Montclair’s kids will need emotional support — in and out of schools
The pandemic has forced consideration of how children’s mental and emotional health has been affected by prolonged absences from school.
By ERIN ROLL
How children are being affected by being out of school, and how they will readjust when it comes time for them to return, is a concern for parents and teachers alike.
A critical part of students’ well-being, experts say, is the ability to deal with stress and anxiety, to talk about stressors they may have gone through at home during the pandemic, and to focus on learning in person.
All of that might have been made more difficult because, for the third time this school year, a planned reopening of Montclair’s schools was delayed.

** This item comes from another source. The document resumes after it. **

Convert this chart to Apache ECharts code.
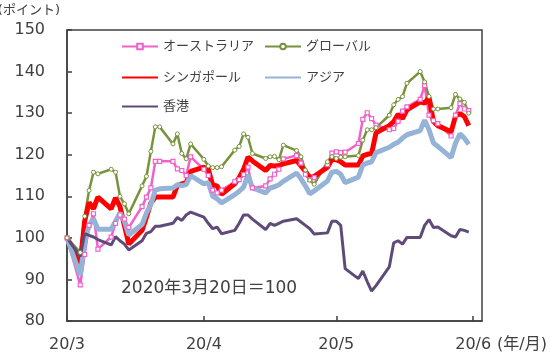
<!DOCTYPE html>
<html><head><meta charset="utf-8">
<script src="https://cdn.jsdelivr.net/npm/echarts@6/dist/echarts.min.js"></script>
<style>html,body{margin:0;padding:0;background:#fff;}#c{width:550px;height:357px;}</style>
</head><body><div id="c"></div>
<script>
const dates = ['3/20','3/23','3/24','3/25','3/26','3/27','3/30','3/31',
'4/1','4/2','4/3','4/6','4/7','4/8','4/9','4/10','4/13','4/14','4/15','4/16','4/17','4/20','4/21','4/22','4/23','4/24','4/27','4/28','4/29','4/30',
'5/1','5/4','5/5','5/6','5/7','5/8','5/11','5/12','5/13','5/14','5/15','5/18','5/19','5/20','5/21','5/22','5/25','5/26','5/27','5/28','5/29',
'6/1','6/2','6/3','6/4','6/5','6/8','6/9','6/10','6/11','6/12','6/15','6/16','6/17','6/18','6/19'];

const australia = [100,88.7,96,103,105.8,97.3,100.2,103.5,
105.5,104.5,102.5,107.5,109.8,112,118.4,118.4,118.4,116.6,116.2,115,119.5,116.5,115,111.5,110.8,111.5,113.5,114,115.2,117,
112,112.5,114.2,115.3,116.5,119,119.8,118,115.3,114,114.5,117.6,120.4,120.7,120.5,120.6,122.7,128.5,130.1,128.7,127.1,
126,126.3,128,130.5,131.5,133.3,136.6,129.5,128.2,127.5,124.5,129.5,132.3,131,130.6];

const globalIdx = [100,96.5,105.2,111.4,115.8,115.4,116.5,115.8,
110,108.2,105.8,112.5,114.8,120.8,126.7,126.7,122.6,125,120.3,119,122.6,118.9,117.3,116.9,116.9,117.1,121.1,122,125,124.2,
120.3,119.1,119.5,119.6,118.8,122.3,121,119.5,116.3,113.9,112.9,118.3,119.5,119.1,119.4,119.5,119.8,123.5,126,126,126.5,
129.5,132,133.3,134,137.2,140,137.5,134,131,131,131.3,134.5,133.4,132.6,130];

const singapore = [100,93.8,104,108.5,107,109.8,107,109.6,
107.5,103,98.5,101.8,105,108.4,109.8,109.8,109.8,112.6,113,113.3,116,117,116.5,112.7,112.5,110.5,113,114.5,116.5,119.4,
118.5,116.2,117.4,117.3,117.4,117.8,118.6,117.3,116,114.5,114.8,117,118.9,118.8,118.3,117.5,117.5,119.7,120.1,120.3,125.3,
127,128,129.7,128.7,130.8,132.7,132.4,133.8,128,127,125.5,129.3,129.9,129.2,127];

const asia = [100,91,99,103,104.6,102.1,102.1,104,
106,104,100.7,103.2,106,108,111.5,111.8,112,112.8,112.6,112.8,115,113,113.3,110,109.4,108.4,110.4,111.2,112.2,115.2,
112,110.8,112,112.3,112.8,113.6,115.6,114.2,112.5,110.6,111.3,113.7,115.8,116,115.3,113.3,114.6,117.5,118,118.3,120.5,
121.8,122.5,123,124,124.8,125.8,128.3,126,122.8,122,119.3,122.8,125,124,122.5];

const hongkong = [100,95.5,101,100.6,100.2,99.6,98.3,100.3,
99.3,98.5,97.1,99.3,101.1,101.5,102.8,102.8,103.5,104.9,104.2,105.5,106.2,105,103.5,102.2,102.6,101,101.8,103.5,105.5,105.5,
104.5,102,103.5,103,103.5,104,104.6,103.8,103,102.2,100.9,101.2,104,104,103,92.6,90.2,92,89.5,87.2,88.5,
93,98.8,99.3,98.5,100.1,100.1,103,104.4,102.5,102.6,100.5,100.2,102,101.8,101.4];

const tickDates = ['3/20','4/20','5/20','6/20'];
const tickLabels = ['20/3','20/4','20/5','20/6'];
const yTicks = [80,90,100,110,120,130,140,150];

function dayOffset(md){
  const p = md.split('/').map(Number);
  return (Date.UTC(2020,p[0]-1,p[1]) - Date.UTC(2020,2,20)) / 86400000;
}
const tickDays = tickDates.map(dayOffset);
const pairs = arr => arr.map((v,i)=>[dayOffset(dates[i]), v]);

const FONT = "'DejaVu Sans','Noto Sans CJK JP',sans-serif";
const TXT = '#404040';
const C = {aus:'#F062C8', glb:'#77933C', sgp:'#FF0000', asia:'#95B3D7', hk:'#5F4B7A'};

const chart = echarts.init(document.getElementById('c'), null, {renderer:'canvas'});

function lg(name, left, top, extra){
  return Object.assign({
    left:left, top:top, padding:0, orient:'horizontal',
    itemWidth:36, itemHeight:7, itemGap:5,
    textStyle:{fontSize:13, color:TXT, fontFamily:FONT},
    data:[name], selectedMode:false
  }, extra||{});
}

chart.setOption({
  animation:false,
  textStyle:{fontFamily:FONT},
  grid:{left:67, right:68, top:30, bottom:36, show:true, borderColor:TXT, borderWidth:1.5},
  legend:[
    lg('オーストラリア',121,40),
    lg('シンガポール',121,71,{data:[{name:'シンガポール', itemStyle:{opacity:0}}]}),
    lg('香港',121,100,{data:[{name:'香港', itemStyle:{opacity:0}}]}),
    lg('グローバル',264,40),
    lg('アジア',264,71,{data:[{name:'アジア', itemStyle:{opacity:0}}]})
  ],
  xAxis:{
    type:'value', min:0, max:94,
    axisLine:{show:true, lineStyle:{color:TXT, width:1.5}},
    splitLine:{show:false},
    axisTick:{show:true, inside:true, length:5, customValues:tickDays, lineStyle:{color:TXT, width:1.5}},
    axisLabel:{customValues:tickDays, formatter:v=>tickLabels[tickDays.indexOf(v)] || '',
      fontSize:16, color:TXT, margin:16, fontFamily:FONT}
  },
  yAxis:{
    type:'value', min:yTicks[0], max:yTicks[yTicks.length-1], interval:10,
    axisLine:{show:true, lineStyle:{color:TXT, width:1.5}},
    splitLine:{show:false},
    axisTick:{show:true, inside:true, length:5, lineStyle:{color:TXT, width:1.5}},
    axisLabel:{fontSize:16, color:TXT, margin:22, fontFamily:FONT}
  },
  graphic:[
    {type:'text', right:490, top:4, style:{text:'(ポイント)', font:'13px '+FONT, fill:TXT}},
    {type:'text', left:121, top:280, style:{text:'2020年3月20日＝100', font:'17px '+FONT, fill:TXT}},
    {type:'text', left:497, top:337, style:{text:'(年/月)', font:'16px '+FONT, fill:TXT}}
  ],
  series:[
    {name:'オーストラリア', type:'line', data:pairs(australia), symbol:'rect', symbolSize:4,
     lineStyle:{color:C.aus, width:2.5}, itemStyle:{color:'#fff', borderColor:C.aus, borderWidth:1.2}},
    {name:'グローバル', type:'line', data:pairs(globalIdx), symbol:'circle', symbolSize:4,
     lineStyle:{color:C.glb, width:2.5}, itemStyle:{color:'#fff', borderColor:C.glb, borderWidth:1}},
    {name:'シンガポール', type:'line', data:pairs(singapore), symbol:'none',
     lineStyle:{color:C.sgp, width:5}, itemStyle:{color:C.sgp}},
    {name:'アジア', type:'line', data:pairs(asia), symbol:'none',
     lineStyle:{color:C.asia, width:5}, itemStyle:{color:C.asia}},
    {name:'香港', type:'line', data:pairs(hongkong), symbol:'none',
     lineStyle:{color:C.hk, width:3}, itemStyle:{color:C.hk}}
  ]
});
</script></body></html>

Over the last few months, parents reported at BOE meetings that their children were struggling with virtual learning and experiencing anxiety, stress and tantrums over not being able to see their teachers and friends in person. Parents of special-needs children said their children were especially challenged learning outside of the classroom.
Board member Allison Silverstein, whose son has special learning needs, said it was important to remember children have lost a year of social and emotional development.
At the Jan. 6 Board of Education meeting, several board members agreed that social and emotional needs will be a bigger issue when schools reopen.
“I’m much more concerned. I don’t think we’re going to go back to anything looking like what we’ve had before,” said board member Eve Robinson.
The district website’s Counseling Corner contains a list of resources specific to the pandemic, including links to Child Mind, which includes resources aimed at parents and at educators, and to the National Child Traumatic Stress Network.
“There are very few silver linings about COVID-19,” said Gerard Costa, the director of Montclair State University’s Center for Autism and Early Childhood Studies, but he added that the pandemic has helped make clearer how critical mental health and social well-being are to education.
If a student is in a heightened state of stress or anxiety, or on “survival brain,” it affects the student’s ability to learn in the classroom, Costa said.
In addition to the disruption caused by schools closing, many children may have experienced illness or death of family members, friends, neighbors or teachers. That trauma needs to be addressed as well, he said.
In order for teachers to be able to help students, Costa said, support systems and resources should be in place for teachers. District officials did not respond to an inquiry on what training teachers have received.
During the summer, the district convened a group of parents, teachers and administrators, called the Healthy Minds Committee, to talk about how to maintain student engagement and mental health. The district partnered with the Montclair Fund for Educational Excellence, the YMCA and the Montclair Public Library as well as mental health organizations to create short videos to aid parents and guardians in helping their children during the pandemic. They also formed online book clubs and organized volunteers to lead remote social groups.
In December, the district offered some workshops for parents on addressing mental health issues through the Parent University portal.
Parents should be aware of whether their children are completing homework assignments and other tasks, or if they seem to be having headaches, stomachaches or other health problems and to talk through the anxiety with the child. Costa advised parents to speak to teachers and administration if their child has become withdrawn or anxious.
Michael Koffman, a family psychologist with a practice in Montclair, said some children may take longer to rebound, such as students who have social anxiety issues. Koffman said he was hopeful that all students would eventually do so.
“I think there are certainly kids who will be very resilient,” he said. “I think the large majority of kids will be just fine.”
Costa agreed: “It’s the nature of who we are as humans, that we have these disruptions and interferences, and we recover.”
The district has offered access to mental health resources, informational pieces and counseling services to assist students and families, Superintendent Jonathan Ponds wrote in a Jan. 8 letter to families.
“This pandemic has been an emotional roller coaster, and we want you to know that we are here for you and want to support you,” Ponds said. He urged families to reach out to him or to their children’s teachers, principal or counselors if anyone in the family is struggling.